Yemen: Houthi is a stumbling block to peace – The truce is the best evidence

The Yemeni government said the “truce” and “Jordan consultations” revealed the fact that Houthi militias are a stumbling block to peace in the country.

The recognized government, announced by Information Minister Muammar al-Eryani on Sunday, called on the international community, the UN and US envoys to reconsider their approach to Houthi militias.

It also stressed the need to exert real pressure on the coup militias to engage in good faith in the pacification and peace efforts, and to prevent the truce from being used as an opportunity to arrange the cards and prepare for a new cycle of escalation.

In a series of Twitter posts, the Yemeni minister said that Houthi militias had blocked all initiatives and solutions to open a road that does not exceed half a kilometer at the main entrance to Taiz province and had not adhered to any provision of the truce.

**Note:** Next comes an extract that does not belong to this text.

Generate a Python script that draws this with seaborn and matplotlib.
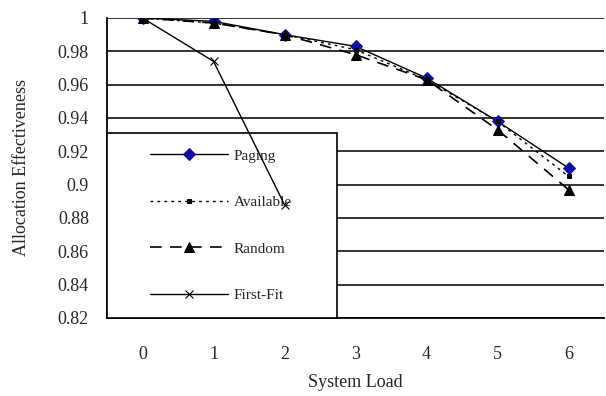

The militias continue to violate the truce on all fronts, he said, and also flout the obligation to open crossings and facilitate the movement of Yemeni citizens and goods between provinces.

The Houthis have also continued to blockade civilians and loot revenues rather than paying staff salaries, and are using the humanitarian issue as a deception, blackmail and bargaining tool, al-Eryani said.

He said the Yemeni government began to implement all its commitments at the outset of the UN truce, and made many concessions to achieve peace through a ceasefire on various fronts, facilitating the arrival of oil derivative ships at the port of Hodeida, and restarting Sanaa airport flights to Jordan and Egypt.

Houthi militias had thwarted the UN envoy’s efforts to open roads and lift the siege of Taiz under the truce, which was extended by another two months on June 2, leaving a blow to the broad international peace efforts.

The Houthis are racing to capitalize on the humanitarian truce to mobilize and regroup militants and modernize their arsenal by evading a new round of war, according to Yemeni experts.